A change in income could also be a reason to claim the credit. For example, if you lost your job or experienced an income drop in 2020, you may be eligible for the payment or a bigger check than the one you got. If you were eligible but never received your payment because you changed your address or the IRS didn't have your bank information on file, you can also claim the credit.
If you’ve received a payment but want to claim a higher amount, you need to list the amount shown on your Notice 1444 and include it when completing tax documents Form 1040 or Form 1040-SR. You should’ve received Notice 1444-A for the first payment and Notice 1444-B for the second one in the mail.
The 'look back rule'
This year, taxpayers are allowed to use either their 2019 or 2020 income to determine eligibility for the Child Tax Credit (CTC) and the Earned Income Tax Credit (EITC). To qualify for the credits, you must have earned income in 2020; unemployment benefits don't qualify.
The CTC this year provides a credit of up to $3,000 per child under 18 — and $3,600 for children under 6 — for qualifying families. Also this year, childless workers could claim the EITC starting at age 19 — instead of 25 — except for some full-time students. The age limit of 65 would be eliminated, too. These workers would also get about three times more from the credit, around $1,500 from $530.

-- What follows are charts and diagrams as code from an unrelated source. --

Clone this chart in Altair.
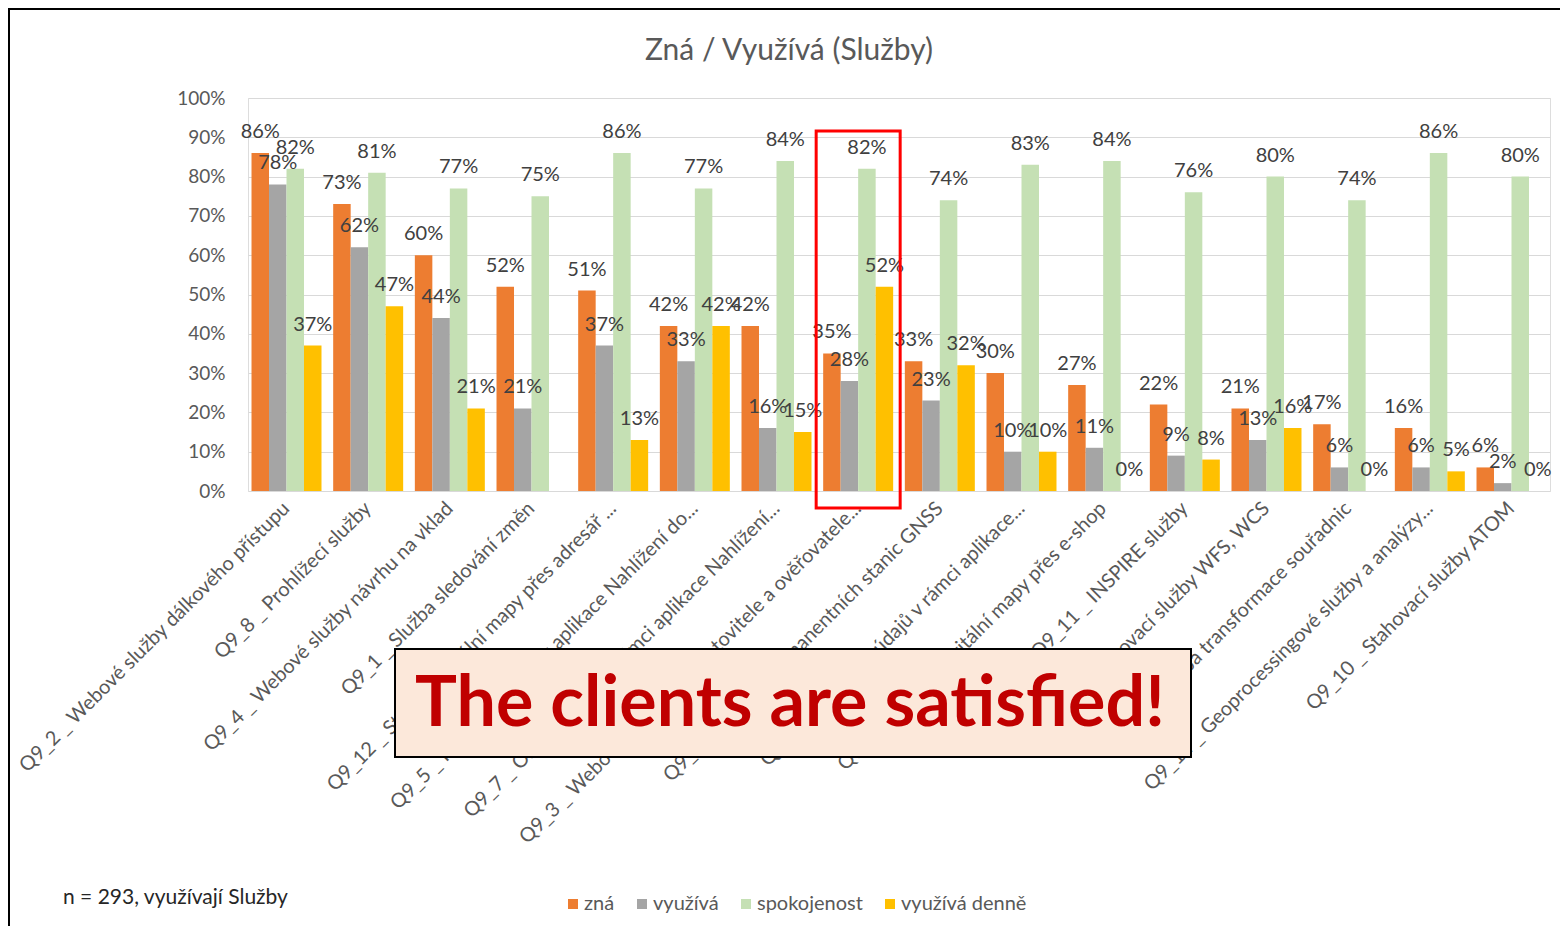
import altair as alt
import pandas as pd

categories = [
    "Q9_2 _ Webové služby dálkového přístupu",
    "Q9_8 _ Prohlížecí služby",
    "Q9_4 _ Webové služby návrhu na vklad",
    "Q9_1 _ Služba sledování změn",
    "Q9_12 _ Stažení digitální mapy přes adresář ...",
    "Q9_5 _ Poskytování dat z aplikace Nahlížení do...",
    "Q9_7 _ On-line služba v rámci aplikace Nahlížení...",
    "Q9_3 _ Webová služba pro zhotovitele a ověřovatele...",
    "Q9_16 _ Služby permanentních stanic GNSS",
    "Q9_6 _ Stahování údajů v rámci aplikace...",
    "Q9_13 _ Prodej digitální mapy přes e-shop",
    "Q9_11 _ INSPIRE služby",
    "Q9_9 _ Stahovací služby WFS, WCS",
    "Q9_15 _ Služba transformace souřadnic",
    "Q9_14 _ Geoprocessingové služby a analýzy...",
    "Q9_10 _ Stahovací služby ATOM",
]
series = ["zná", "využívá", "spokojenost", "využívá denně"]
zna = [86, 73, 60, 52, 51, 42, 42, 35, 33, 30, 27, 22, 21, 17, 16, 6]
vyuziva = [78, 62, 44, 21, 37, 33, 16, 28, 23, 10, 11, 9, 13, 6, 6, 2]
spokojenost = [82, 81, 77, 75, 86, 77, 84, 82, 74, 83, 84, 76, 80, 74, 86, 80]
denne = [37, 47, 21, None, 13, 42, 15, 52, 32, 10, 0, 8, 16, 0, 5, 0]
colors = ["#ED7D31", "#A5A5A5", "#C5E0B4", "#FFC000"]
y_ticks = [0, 10, 20, 30, 40, 50, 60, 70, 80, 90, 100]

title_text = "Zná / Využívá (Služby)"
note_text = "n = 293, využívají Služby"
callout_text = "The clients are satisfied!"
highlight_cat = categories[7]

rows = []
for i, c in enumerate(categories):
    for s, vals in zip(series, [zna, vyuziva, spokojenost, denne]):
        v = vals[i]
        if v is None:
            continue
        rows.append({"cat": c, "series": s, "value": v, "label": f"{v}%"})
df = pd.DataFrame(rows)

FONT = "Lato"
GREY = "#595959"

x_axis = alt.Axis(
    title=None, labelAngle=-45, labelAlign="right", labelBaseline="middle",
    labelFontSize=20, labelColor=GREY, labelFont=FONT, labelLimit=0,
    ticks=False, domain=False, labelPadding=14, labelOverlap=False,
)
x_scale = alt.Scale(paddingInner=0.143, paddingOuter=0.043)
y_axis = alt.Axis(
    values=y_ticks, labelExpr="datum.value + '%'", title=None,
    grid=True, gridColor="#D9D9D9", domain=False, ticks=False, labelPadding=23,
    labelFontSize=19, labelColor=GREY, labelFont=FONT, labelOverlap=False,
)
y_scale = alt.Scale(domain=[0, 100])

x_enc = alt.X("cat:N", sort=categories, scale=x_scale, axis=x_axis)
y_enc = alt.Y("value:Q", scale=y_scale, axis=y_axis)
xoff = alt.XOffset("series:N", sort=series, scale=alt.Scale(paddingInner=0, paddingOuter=0))
color_enc = alt.Color(
    "series:N", sort=series,
    scale=alt.Scale(domain=series, range=colors),
    legend=alt.Legend(
        title=None, orient="none", legendX=315, legendY=796, direction="horizontal",
        symbolType="square", symbolSize=100, labelFontSize=20, labelFont=FONT,
        labelColor=GREY, columnPadding=17, labelOffset=1, symbolStrokeWidth=0,
    ),
)

bars = alt.Chart(df).mark_bar().encode(x=x_enc, xOffset=xoff, y=y_enc, color=color_enc)
labels = alt.Chart(df).mark_text(
    dy=-15, baseline="alphabetic", fontSize=20, font=FONT, color="#404040"
).encode(x=x_enc, xOffset=xoff, y=y_enc, text="label:N")

hl = alt.Chart(pd.DataFrame({"cat": [highlight_cat], "top": [91.6], "bottom": [-4.3]})).mark_bar(
    width=84, fill="transparent", stroke="#FF0000", strokeWidth=3
).encode(
    x=x_enc,
    y=alt.Y("top:Q", scale=y_scale, axis=y_axis),
    y2="bottom:Q",
)

single = pd.DataFrame({"t": [callout_text]})
box = alt.Chart(single).mark_rect(fill="#FCE8DA", stroke="#000000", strokeWidth=2).encode(
    x=alt.value(147), x2=alt.value(943), y=alt.value(551), y2=alt.value(659)
)
box_text = alt.Chart(single).mark_text(
    fontSize=70, fontWeight="bold", font=FONT, color="#C00000", align="center", baseline="middle"
).encode(x=alt.value(542), y=alt.value(607), text="t:N")

title = alt.Chart(pd.DataFrame({"t": [title_text]})).mark_text(
    fontSize=30, font=FONT, color=GREY, align="center", baseline="middle"
).encode(x=alt.value(541), y=alt.value(-47), text="t:N")

note = alt.Chart(pd.DataFrame({"t": [note_text]})).mark_text(
    fontSize=21, font=FONT, color="#262626", align="left", baseline="middle"
).encode(x=alt.value(-185), y=alt.value(800), text="t:N")

border = alt.Chart(pd.DataFrame({"t": [""]})).mark_rect(
    fill="transparent", stroke="#000000", strokeWidth=2
).encode(x=alt.value(-239), x2=alt.value(1330), y=alt.value(-89), y2=alt.value(845))

chart = alt.layer(bars, labels, hl, border, title, note, box, box_text).properties(
    width=1302, height=393,
    padding={"left": 240, "top": 90, "right": 10, "bottom": 435},
    autosize=alt.AutoSizeParams(type="none"),
).configure_view(strokeWidth=0).configure(background="white")

chart.save("out.html", embed_options={"renderer": "svg", "actions": False})
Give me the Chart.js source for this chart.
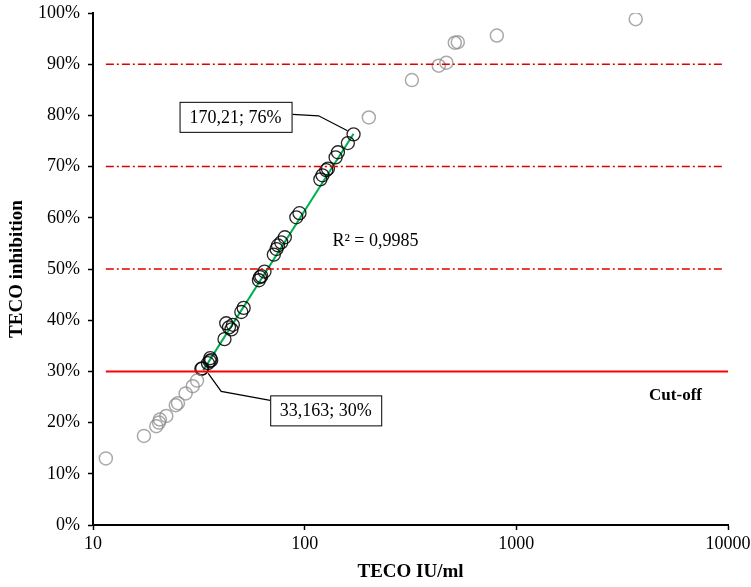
<!DOCTYPE html>
<html>
  <head>
    <title>TECO inhibition</title>
    <script src="https://cdn.jsdelivr.net/npm/chart.js"></script>
    <style>
      body { margin: 0; background: #fff; }
      #wrap { width: 751px; height: 587px; }
    </style>
  </head>
  <body>
    <div id="wrap"><canvas id="myChart" width="751" height="587"></canvas></div>
    <script>
      // points outside the linear range (grey)
      var grayX = [11.5, 17.4, 19.9, 20.5, 20.7, 22.2, 24.6, 25.2, 27.4, 29.6, 31.0,
                   201, 321, 430, 467, 512, 529, 809, 3664];
      var grayY = [0.130, 0.174, 0.193, 0.200, 0.206, 0.213, 0.234, 0.238, 0.257, 0.271, 0.282,
                   0.796, 0.869, 0.897, 0.903, 0.942, 0.943, 0.956, 0.988];

      // points used for the fit (black)
      var blackX = [32.5, 32.8, 34.9, 35.6, 36.2, 35.8, 41.8, 42.6, 43.9, 45.1, 45.8, 50.2, 51.5,
                    60.8, 61.5, 62.4, 64.6, 71.5, 73.6, 74.8, 77.5, 80.6, 91.3, 94.5,
                    118.6, 121.4, 126.5, 128.8, 140, 143.6, 160, 170.21];
      var blackY = [0.305, 0.306, 0.316, 0.320, 0.322, 0.326, 0.363, 0.394, 0.386, 0.382, 0.391, 0.416, 0.424,
                    0.478, 0.484, 0.486, 0.495, 0.528, 0.539, 0.546, 0.552, 0.562, 0.601, 0.609,
                    0.675, 0.683, 0.693, 0.696, 0.718, 0.728, 0.746, 0.763];

      // trend line end points
      var fitX = [33.163, 170.21];
      var fitY = [0.302, 0.764];

      // reference levels
      var cutoffLevel = 0.3;
      var dashLevels = [0.5, 0.7, 0.9];
      var levelStart = 11.5;
      var cutoffEnd = 10000;
      var dashEnd = 9400;

      var xTicks = [10, 100, 1000, 10000];

      var serif = "'Liberation Serif', 'Times New Roman', serif";
      Chart.defaults.font.family = serif;
      Chart.defaults.color = "#000";

      function pts(xs, ys) {
        return xs.map(function (x, i) { return { x: x, y: ys[i] }; });
      }

      var datasets = [];
      datasets.push({
        label: "Cut-off",
        data: [{ x: levelStart, y: cutoffLevel }, { x: cutoffEnd, y: cutoffLevel }],
        showLine: true, borderColor: "#ff0000", borderWidth: 2, pointRadius: 0
      });
      dashLevels.forEach(function (lv) {
        datasets.push({
          label: "level " + lv,
          data: [{ x: levelStart, y: lv }, { x: dashEnd, y: lv }],
          showLine: true, borderColor: "#e00000", borderWidth: 1.5,
          borderDash: [8, 3, 2, 3], pointRadius: 0
        });
      });
      datasets.push({
        label: "grey",
        data: pts(grayX, grayY),
        pointRadius: 6.5, pointBorderWidth: 1.5,
        pointBorderColor: "rgba(140,140,140,0.75)", pointBackgroundColor: "rgba(0,0,0,0)"
      });
      datasets.push({
        label: "black",
        data: pts(blackX, blackY),
        pointRadius: 6.5, pointBorderWidth: 1.3,
        pointBorderColor: "rgba(0,0,0,0.85)", pointBackgroundColor: "rgba(0,0,0,0)"
      });
      datasets.push({
        label: "fit",
        data: pts(fitX, fitY),
        showLine: true, borderColor: "#00b050", borderWidth: 2, pointRadius: 0
      });

      function box(ctx, text, x, y, w, h) {
        ctx.fillStyle = "#fff";
        ctx.fillRect(x, y, w, h);
        ctx.strokeStyle = "#000";
        ctx.lineWidth = 1;
        ctx.strokeRect(x + 0.5, y + 0.5, w, h);
        ctx.fillStyle = "#000";
        ctx.font = "18px " + serif;
        ctx.textAlign = "center";
        ctx.textBaseline = "middle";
        ctx.fillText(text, x + w / 2, y + h / 2 + 1);
      }

      function leader(ctx, p) {
        ctx.beginPath();
        ctx.strokeStyle = "#000";
        ctx.lineWidth = 1.2;
        ctx.moveTo(p[0][0], p[0][1]);
        for (var i = 1; i < p.length; i++) ctx.lineTo(p[i][0], p[i][1]);
        ctx.stroke();
      }

      var notes = {
        id: "notes",
        afterDatasetsDraw: function (chart) {
          var ctx = chart.ctx;
          var xs = chart.scales.x, ys = chart.scales.y;
          ctx.save();

          // upper end label
          var ax = xs.getPixelForValue(fitX[1]), ay = ys.getPixelForValue(fitY[1]);
          leader(ctx, [[ax - 6, ay - 3], [ax - 35, ay - 18], [ax - 61, ay - 19.5]]);
          box(ctx, "170,21; 76%", ax - 174, ay - 32, 112, 30);

          // lower end label
          var bx = xs.getPixelForValue(fitX[0]), by = ys.getPixelForValue(fitY[0]);
          leader(ctx, [[bx + 5, by + 3], [bx + 18, by + 21], [bx + 67, by + 30]]);
          box(ctx, "33,163; 30%", bx + 67, by + 25, 111, 30);

          ctx.fillStyle = "#000";
          ctx.textAlign = "center";
          ctx.textBaseline = "middle";
          ctx.font = "18px " + serif;
          ctx.fillText("R\u00b2 = 0,9985", xs.getPixelForValue(216), ys.getPixelForValue(0.555));

          ctx.font = "bold 17px " + serif;
          ctx.fillText("Cut-off", xs.getPixelForValue(5650), ys.getPixelForValue(0.252));
          ctx.restore();
        }
      };

      var ctx = document.getElementById("myChart").getContext("2d");
      var myChart = new Chart(ctx, {
        type: "scatter",
        data: { datasets: datasets },
        plugins: [notes],
        options: {
          responsive: false,
          animation: false,
          layout: { padding: { left: 0, right: 23, top: 13, bottom: 0 } },
          plugins: { legend: { display: false }, tooltip: { enabled: false } },
          scales: {
            x: {
              type: "logarithmic",
              min: 10,
              max: 10000,
              afterBuildTicks: function (scale) {
                scale.ticks = xTicks.map(function (v) { return { value: v }; });
              },
              afterFit: function (scale) {
                scale.height = 62;
                scale.paddingLeft = 0;
                scale.paddingRight = 0;
              },
              ticks: {
                font: { size: 18 },
                padding: 3,
                maxRotation: 0,
                callback: function (v) { return String(v); }
              },
              grid: { drawOnChartArea: false, tickLength: 5, tickColor: "#000", tickWidth: 1.5 },
              border: { color: "#000", width: 2 },
              title: {
                display: true,
                text: "TECO IU/ml",
                font: { size: 19, weight: "bold" },
                padding: { top: 0, bottom: 4 }
              }
            },
            y: {
              min: 0,
              max: 1,
              afterFit: function (scale) {
                scale.width = 93;
                scale.paddingTop = 0;
                scale.paddingBottom = 0;
              },
              ticks: {
                stepSize: 0.1,
                font: { size: 18 },
                padding: 8,
                callback: function (v) { return Math.round(v * 100) + "%"; }
              },
              grid: { drawOnChartArea: false, tickLength: 5, tickColor: "#000", tickWidth: 1.5 },
              border: { color: "#000", width: 2 },
              title: {
                display: true,
                text: "TECO inhibition",
                font: { size: 19, weight: "bold" },
                padding: { top: 6, bottom: 0 }
              }
            }
          }
        }
      });
    </script>
  </body>
</html>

Choosing the year with higher income does not necessarily give you a bigger credit, so calculate the credit under the different incomes and use the one that provides the best credit. The credit may not just reduce your tax liability, it could also increase your refund.
"They're refundable credits," Taub said. "Not only they'll reduce your dollar-for-dollar taxes, but if your credit exceeds your tax liability, up to a certain amount, the IRS will refund you that amount."